**Data lines**.
--------

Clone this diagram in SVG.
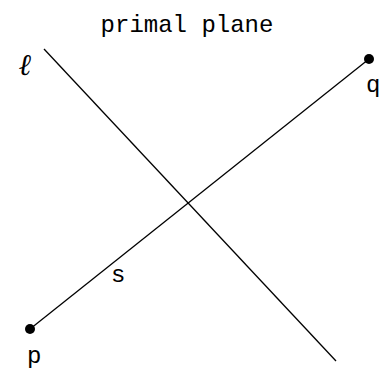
<svg xmlns="http://www.w3.org/2000/svg" width="379" height="369" viewBox="0 0 379 369">
<style>
.lbl{font-family:"Liberation Mono","DejaVu Sans Mono",monospace;font-size:24px;fill:#000}
.ln{stroke:#000;stroke-width:1.3;fill:none}
</style>
<rect width="379" height="369" fill="#fff"/>
<text class="lbl" x="187" y="32" text-anchor="middle" font-size="25">primal plane</text>
<g id="connectors">
<line class="ln" x1="44" y1="49" x2="336" y2="361"/>
<line class="ln" x1="30" y1="329" x2="369" y2="59"/>
</g>
<g id="line-l"><text x="19" y="75" font-family="'DejaVu Serif','Liberation Serif',serif" font-style="italic" font-weight="bold" font-size="30">ℓ</text></g>
<g id="p"><circle cx="30" cy="329" r="5"/><text class="lbl" x="27" y="363">p</text></g>
<g id="q"><circle cx="369" cy="59" r="5"/><text class="lbl" x="366" y="92">q</text></g>
<g id="s"><text class="lbl" x="111" y="282">s</text></g>
</svg>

--------

**Set exercise**. Word for word, quote the full listing, omitting every picture.

**The answer**.
Clone this diagram in SVG.
<svg xmlns="http://www.w3.org/2000/svg" width="379" height="369" viewBox="0 0 379 369">
<style>
.lbl{font-family:"Liberation Mono","DejaVu Sans Mono",monospace;font-size:24px;fill:#000}
.ln{stroke:#000;stroke-width:1.3;fill:none}
</style>
<rect width="379" height="369" fill="#fff"/>
<text class="lbl" x="187" y="32" text-anchor="middle" font-size="25">primal plane</text>
<g id="connectors">
<line class="ln" x1="44" y1="49" x2="336" y2="361"/>
<line class="ln" x1="30" y1="329" x2="369" y2="59"/>
</g>
<g id="line-l"><text x="19" y="75" font-family="'DejaVu Serif','Liberation Serif',serif" font-style="italic" font-weight="bold" font-size="30">ℓ</text></g>
<g id="p"><circle cx="30" cy="329" r="5"/><text class="lbl" x="27" y="363">p</text></g>
<g id="q"><circle cx="369" cy="59" r="5"/><text class="lbl" x="366" y="92">q</text></g>
<g id="s"><text class="lbl" x="111" y="282">s</text></g>
</svg>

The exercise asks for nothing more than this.